«Se non si interviene in modo risolutivo, in queste campagne non rimarrà più nessuno a coltivare» è lo sfogo amaro di un agricoltore di Cerreto
«Se non si interviene in modo risolutivo, in queste campagne non rimarrà più nessuno a coltivare» è lo sfogo amaro di Daniele Rossi, agricoltore di Cerreto ieri mattina al ritorno dalla Coldiretti dove aveva appena sporto la denuncia danni per un suo campo di granoturco completamente devastato dai cinghiali. Un’emergenza, quella degli ungulati, che dura da anni e che ha già portato l’Ambito Territoriale Caccia a modificare le sue strategie per combattere una vera e propria invasione. Che però i coltivatori continuano a subire.
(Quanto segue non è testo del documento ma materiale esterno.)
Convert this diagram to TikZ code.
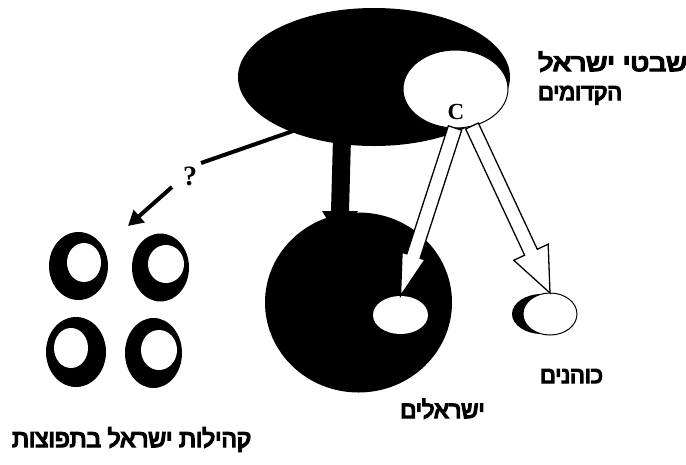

«L’anno scorso, stufo di avere il mais rovinato, ho deciso di mettere il filo elettrificato per tenerli lontani, così come suggerito dagli esperti – racconta Rossi – peccato che dopo qualche settimana mi sia stato rubato (a me come ad altri quest’anno). Ne ho ricomprato dell’altro e l’ho di nuovo sistemato ma i cinghiali lo hanno abbattuto. Serve per il singolo esemplare, non per i branchi che hanno una “forza di sfondamento” superiore. Così mi hanno di nuovo pestato e mangiato tutto il mais. Già è una coltura che vale sempre meno, se poi non riusciamo nemmeno più a coltivarla, qui se ne vanno via tutti. E – conclude l’agricoltore di Cerreto – non è una soluzione quella di pagare i danni. Bisogna risolvere la questione alla radice per non continuare a dover tirar fuori soldi per i danni e per dare dignità al nostro lavoro». Molti agricoltori hanno scelto di raccogliere il mais anche se non ancora sufficientemente maturo proprio per evitare di vederselo rovinato dai cinghiali.
L’allarme cinghiali era stato dato ad inizio agosto anche dalla Confagricoltura di Asti, quando ha segnalato la presenza di un gruppo di cinghiali nei pressi della rotonda dell’antica Certosa di Valmanera, a pochi passi da una scuola e dalle villette lungo via dell’Arazzeria. La loro presenza alle porte della città ha preoccupato molto e Confagricoltura si è schierata a favore dei cacciatori che chiedono un calendario faunistico più elastico proprio per far fronte al proliferare di cinghiali ma anche di caprioli, storni, gazze, cornacchie grigie. Tutti nemici delle campagne e delle colture. E non solo di esse.
«Le cornacchie – scive Massimo Forno, presidente di Confagricoltura di Asti – rappresentano una gravissima minaccia non solo per i prodotti della terra, ma anche per gli uccelli insettivori, preziosi alleati nella difesa dei raccolti ma sempre in minor numero a causa dei mutamenti climatici, della progressiva scomparsa di siti di nidificazione e della crescita incontrollata della fauna selvatica. Invece che ostinarsi a produrre normative vessatorie verso chi, come i cacciatori si impegna ad arginare un problema che ormai interessa tutta la cittadinanza, la Regione Piemonte dovrebbe provvedere ad elaborare delle stagioni di caccia più elastiche».
Non può che non essere d’accordo Aldo Rosio, segretario provinciale Federcaccia di Asti che si rivolge all’assessorato regionale all’agricoltura: «Confidiamo che anche la Regione riconosca finalmente il ruolo che i cacciatori hanno sempre svolto a tutela del territorio e per la conservazione della biodiversità messa a repentaglio da alcune specie selvatiche. Chiediamo che l’assessorato utilizzi tutti gli strumenti normativi che consentano un’estensione del calendario venatorio e delle specie cacciabili sulla base delle direttive europee».